I have purchased an apartment in Ras Al Khaima, UAE which will be completed in 2011. I was wondering if there are any rules against bringing in dogs? I have a dog and wanted to know what the rules are? Does anybody know? A friend of mine told me that maybe pets are not allowed. Can they do that? However does that apply to an apartment you bought or rent? Any help appreciated. Thank you. Aby


----------



## ExpatAl (Dec 9, 2008)

Hi,

You should check and read your contract agreement it should state whether cats / dogs are allowed. If not ask the developer?

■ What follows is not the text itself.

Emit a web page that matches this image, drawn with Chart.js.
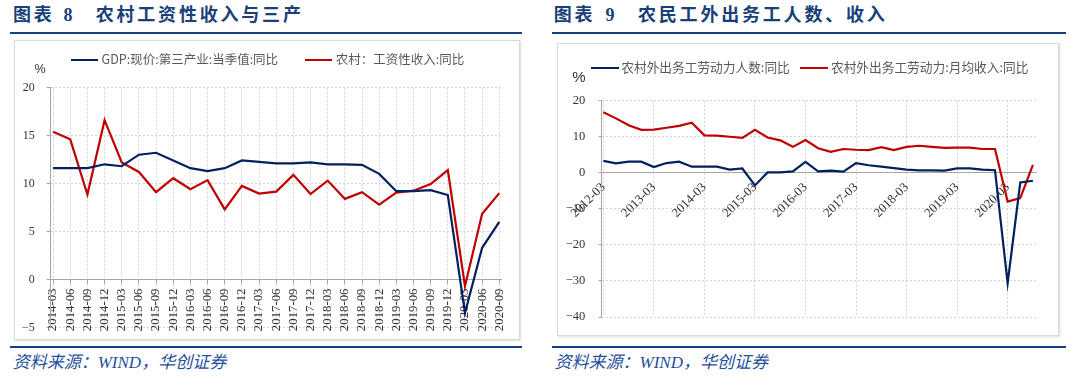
<!DOCTYPE html>
<html><head><meta charset="utf-8">
<script src="https://cdn.jsdelivr.net/npm/chart.js@4.4.0/dist/chart.umd.min.js"></script>
<style>
html,body{margin:0;padding:0;background:#fff;}
body{width:1079px;height:381px;position:relative;overflow:hidden;font-family:"Noto Sans CJK SC",sans-serif;}
.abs{position:absolute;white-space:nowrap;}
.title{font-family:"Liberation Serif","Noto Sans CJK SC",serif;font-weight:bold;font-size:18px;line-height:18px;color:#1b3f78;letter-spacing:2.8px;}
.hline{position:absolute;height:2px;background:#16407f;}
.box{position:absolute;border:1px solid #d9d9d9;box-shadow:1px 1px 2px rgba(0,0,0,0.15);background:#fff;box-sizing:border-box;}
.src{font-family:"Liberation Serif","Noto Sans CJK SC",serif;font-style:italic;font-size:17px;line-height:17px;color:#1f4f9c;}
.leg{font-family:"Noto Sans CJK SC",sans-serif;line-height:1;color:#595959;}
.legline{position:absolute;height:2px;}
.pct{font-family:"Liberation Sans",sans-serif;line-height:1;color:#333;}
canvas{position:absolute;}
</style></head>
<body>
<!-- left panel -->
<div class="abs title" style="left:13px;top:6px;">图表</div>
<div class="abs title" style="left:63.5px;top:6px;">8</div>
<div class="abs title" style="left:95.7px;top:6px;">农村工资性收入与三产</div>
<div class="hline" style="left:10px;top:32.3px;width:512px;"></div>
<div class="box" style="left:13.5px;top:39.5px;width:506px;height:300px;"></div>
<canvas id="c1" width="505" height="299" style="left:14px;top:40px;width:505px;height:299px;"></canvas>
<div class="legline" style="left:70.6px;top:59px;width:27.5px;background:#002060;"></div>
<div class="abs leg" style="left:101.6px;top:53.3px;font-size:12.5px;">GDP:现价:第三产业:当季值:同比</div>
<div class="legline" style="left:304.7px;top:59px;width:27.6px;background:#c00000;"></div>
<div class="abs leg" style="left:335.7px;top:53.3px;font-size:12.5px;">农村：工资性收入:同比</div>
<div class="abs pct" style="left:34.5px;top:63px;font-size:12.5px;">%</div>
<div class="hline" style="left:10px;top:345.7px;width:512px;"></div>
<div class="abs src" style="left:12.7px;top:354px;">资料来源：WIND，华创证券</div>

<!-- right panel -->
<div class="abs title" style="left:553.8px;top:6px;">图表</div>
<div class="abs title" style="left:605.5px;top:6px;">9</div>
<div class="abs title" style="left:638px;top:6px;">农民工外出务工人数、收入</div>
<div class="hline" style="left:552px;top:32.3px;width:514px;"></div>
<div class="box" style="left:556.5px;top:43.3px;width:502.5px;height:293px;"></div>
<canvas id="c2" width="501" height="291" style="left:557px;top:44px;width:501px;height:291px;"></canvas>
<div class="legline" style="left:591px;top:67.3px;width:27.5px;background:#002060;"></div>
<div class="abs leg" style="left:621.3px;top:61.2px;font-size:12.7px;">农村外出务工劳动力人数:同比</div>
<div class="legline" style="left:800px;top:67.3px;width:27.5px;background:#c00000;"></div>
<div class="abs leg" style="left:831px;top:61.2px;font-size:12.7px;">农村外出务工劳动力:月均收入:同比</div>
<div class="abs pct" style="left:572.3px;top:69px;font-size:15px;">%</div>
<div class="hline" style="left:552px;top:345.7px;width:514px;"></div>
<div class="abs src" style="left:554.5px;top:354px;">资料来源：WIND，华创证券</div>

<script>
// ---- Chart 8 data ----
const leftCats = ['2014-03','2014-06','2014-09','2014-12','2015-03','2015-06','2015-09','2015-12',
  '2016-03','2016-06','2016-09','2016-12','2017-03','2017-06','2017-09','2017-12',
  '2018-03','2018-06','2018-09','2018-12','2019-03','2019-06','2019-09','2019-12',
  '2020-03','2020-06','2020-09'];
const gdpTertiary = [11.6, 11.6, 11.6, 12.0, 11.8, 13.0, 13.2, 12.4, 11.6, 11.3, 11.6, 12.4, 12.25, 12.1,
  12.1, 12.2, 12.0, 12.0, 11.95, 11.0, 9.2, 9.2, 9.3, 8.8, -3.5, 3.3, 6.0];
const ruralWage = [15.4, 14.6, 8.85, 16.6, 12.2, 11.2, 9.1, 10.55, 9.4, 10.35, 7.3, 9.75, 8.95, 9.15,
  10.9, 8.9, 10.3, 8.4, 9.1, 7.8, 9.05, 9.25, 9.95, 11.4, -0.7, 6.85, 9.0];
const leftYTicks = [-5, 0, 5, 10, 15, 20];

// ---- Chart 9 data ----
const rightCats = ['2012-03','2012-06','2012-09','2012-12','2013-03','2013-06','2013-09','2013-12',
  '2014-03','2014-06','2014-09','2014-12','2015-03','2015-06','2015-09','2015-12',
  '2016-03','2016-06','2016-09','2016-12','2017-03','2017-06','2017-09','2017-12',
  '2018-03','2018-06','2018-09','2018-12','2019-03','2019-06','2019-09','2019-12',
  '2020-03','2020-06','2020-09'];
const migrantWorkers = [3.3, 2.6, 3.1, 3.1, 1.6, 2.7, 3.1, 1.7, 1.7, 1.7, 0.9, 1.2, -3.5, 0.1, 0.1, 0.4,
  3.0, 0.4, 0.6, 0.3, 2.7, 2.1, 1.7, 1.3, 0.9, 0.7, 0.7, 0.6, 1.2, 1.2, 0.9, 0.7, -30.6, -2.7, -2.2];
const migrantIncome = [16.8, 15.1, 13.2, 11.9, 12.0, 12.5, 13.0, 13.9, 10.4, 10.3, 10.0, 9.7, 11.9, 9.8,
  9.0, 7.2, 9.1, 6.8, 5.8, 6.6, 6.4, 6.3, 7.1, 6.3, 7.2, 7.5, 7.2, 6.9, 7.0, 7.0, 6.6, 6.6, -8.0, -7.0, 2.2];
const rightYTicks = [-40, -30, -20, -10, 0, 10, 20];
const rightXTickIdx = rightCats.map((c, i) => i).filter(i => rightCats[i].endsWith('-03'));

const BLUE = '#002060', RED = '#c00000', GRID = '#d4d4d4', AXIS = '#a6a6a6';
const toXY = arr => arr.map((v, i) => ({x: i, y: v}));
const fmtNum = v => (v < 0 ? '\u2212' + Math.abs(v) : String(v));

function lineDs(label, arr, color) {
  return {label, data: toXY(arr), borderColor: color, backgroundColor: color, borderWidth: 2.2,
    pointRadius: 0, tension: 0, fill: false};
}
function noPad(s) { s.paddingTop = 0; s.paddingBottom = 0; s.paddingLeft = 0; s.paddingRight = 0; }

new Chart(document.getElementById('c1'), {
  type: 'line',
  data: {datasets: [lineDs('GDP:现价:第三产业:当季值:同比', gdpTertiary, BLUE),
                    lineDs('农村：工资性收入:同比', ruralWage, RED)]},
  options: {
    responsive: false, animation: false, devicePixelRatio: 1,
    layout: {padding: {left: 0, top: 47.5, right: 17.3, bottom: 11.5}},
    plugins: {legend: {display: false}, tooltip: {enabled: false}},
    scales: {
      x: {
        type: 'linear', position: {y: 0}, min: -0.14, max: leftCats.length - 1 + 0.14,
        afterBuildTicks: s => { s.ticks = leftCats.map((c, i) => ({value: i})); },
        afterFit: noPad,
        ticks: {autoSkip: false, minRotation: 90, maxRotation: 90, padding: 5, color: '#333',
          font: {family: 'Liberation Serif', size: 12.8},
          callback: v => leftCats[Math.round(v)]},
        grid: {color: GRID, lineWidth: 1, tickLength: 4, tickColor: AXIS, drawTicks: true},
        border: {color: AXIS, width: 1, dash: [2, 2]}
      },
      y: {
        type: 'linear', min: -5, max: 20,
        afterBuildTicks: s => { s.ticks = leftYTicks.map(v => ({value: v})); },
        afterFit: s => { s.width = 36.7; noPad(s); },
        ticks: {padding: 12, color: '#333', font: {family: 'Liberation Serif', size: 12}, callback: fmtNum},
        grid: {color: GRID, lineWidth: 1, tickLength: 4, tickColor: AXIS},
        border: {color: AXIS, width: 1, dash: [2, 2]}
      }
    }
  }
});

new Chart(document.getElementById('c2'), {
  type: 'line',
  data: {datasets: [lineDs('农村外出务工劳动力人数:同比', migrantWorkers, BLUE),
                    lineDs('农村外出务工劳动力:月均收入:同比', migrantIncome, RED)]},
  options: {
    responsive: false, animation: false, devicePixelRatio: 1,
    layout: {padding: {left: 0, top: 56.7, right: 21.3, bottom: 18}},
    plugins: {legend: {display: false}, tooltip: {enabled: false}},
    scales: {
      x: {
        type: 'linear', position: {y: 0}, min: -0.13, max: rightCats.length - 1 + 0.3,
        afterBuildTicks: s => { s.ticks = rightXTickIdx.map(i => ({value: i})); },
        afterFit: noPad,
        ticks: {autoSkip: false, minRotation: 45, maxRotation: 45, padding: 7, color: '#333',
          font: {family: 'Liberation Serif', size: 12.8},
          callback: v => rightCats[Math.round(v)]},
        grid: {color: GRID, lineWidth: 1, drawTicks: false},
        border: {color: AXIS, width: 1, dash: [2, 2]}
      },
      y: {
        type: 'linear', min: -40, max: 20,
        afterBuildTicks: s => { s.ticks = rightYTicks.map(v => ({value: v})); },
        afterFit: s => { s.width = 44.7; noPad(s); },
        ticks: {padding: 13.5, color: '#333', font: {family: 'Liberation Serif', size: 12.5}, callback: fmtNum},
        grid: {color: GRID, lineWidth: 1, tickLength: 3, tickColor: AXIS},
        border: {color: AXIS, width: 1, dash: [2, 2]}
      }
    }
  }
});
</script>
</body></html>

Living in a hi rised building with a dog - which may be or not be noisy might upset other apartment oweners.


----------



## sunshines (Jul 11, 2009)

Hi ExpatAl,

Thank you for your time. I read the contract but didn't see anything regarding pets. I was hoping somebody might have been through this. Take care.


----------



## Lenochka (Apr 19, 2008)

Depends on the Developer/Community rules.
ask them. Hope that works out for you as this is clearly something which should have been checked before signing the dotted line...


----------



## sunshines (Jul 11, 2009)

Hi Lenochka,

I assumed that when you buy property you're allowed to bring in your pets. It's like that in the US. It never occurred to me to ask. I didn't have any pets then. It was a surprised when my friend mentioned this as a possibility. Anybody that has bought an apartment, does it say anything in your contract? Thanks again.


----------



## KimmiDXB (Jul 16, 2009)

sunshines said:


> Hello,
> 
> I have purchased an apartment in Ras Al Khaima, UAE which will be completed in 2011. I was wondering if there are any rules against bringing in dogs? I have a dog and wanted to know what the rules are? Does anybody know? A friend of mine told me that maybe pets are not allowed. Can they do that? However does that apply to an apartment you bought or rent? Any help appreciated. Thank you. Aby


I was in my vets the other day and met a couple who owned their own apartment and had a dog that barked loads and the neighbours threatened to call the police to have the dog removed, pathetic really. So the vet suggested to put a colar on him that squirts water up his nose when he barks, much better than the shock collar. If your contract says nothing then you're fine. The vet is in Al Barsha in Dubai called ABC - abvc .ae
Good luck!


----------



## sunshines (Jul 11, 2009)

Thank you Kimmi for your reply and advice. I will look into it. I love my dog he's my baby. So he needs to be welcomed wherever I go.


----------